The following custom alerts are defined in the rules engine:
- 100% ICMP loss for a target sustained for one minute
- Greater than 5% sustained ICMP loss for 10 minutes in the last 30 minutes
- Greater than 50% sustained deviation over baseline Latency for 5 minutes in the last 10 minutes
- HTTP Code response other than 200 for any target
- Non-Zero DNS response code for any DNS lookup against the configured target
This has enabled FactSet to detect network degradation incidents promptly. The customized alerting engine, designed to identify sustained anomalies over a specified period, helps eliminate false positive alerts and focuses on critical network issues. The solution has accelerated troubleshooting and resolution, benefiting both FactSet and AWS engineering teams and enabling future migrations.

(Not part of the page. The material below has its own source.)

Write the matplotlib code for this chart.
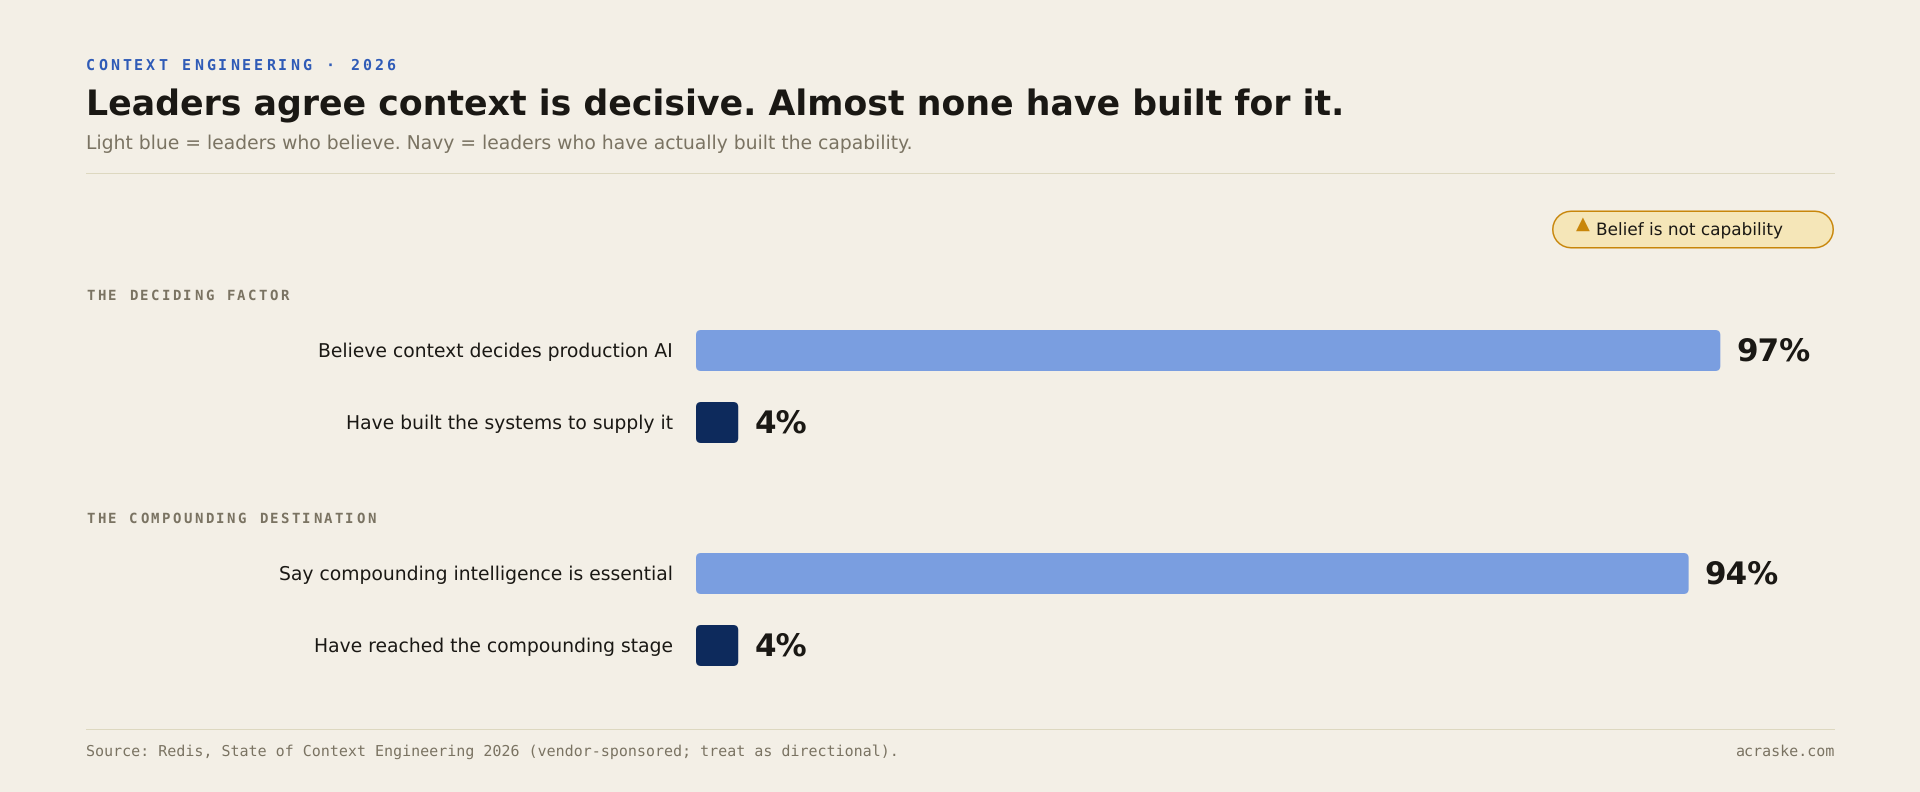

FactSet’s unified network monitoring solution, combining AWS’s native monitoring capabilities and Telegraf’s flexible architecture, has provided valuable insights into the performance and health of the network infrastructure. The solution’s scalability, comprehensive visibility, and effective alerting mechanisms have improved incident response and helped identify performance gaps. Although the current solution meets FactSet’s requirements, there was sufficient effort required to set up automation and deployments to ease the operational burden of running software on EC2 instances. FactSet expects future adoption of AWS services, such as Network Performance Monitor and AWS Network Manager – Infrastructure performance, to reduce operational overhead, deploy resilient global applications, and simplify the adoption of new AWS Regions.
The content and opinions in this post include those of the third-party author and AWS is not responsible for the content or accuracy of this post.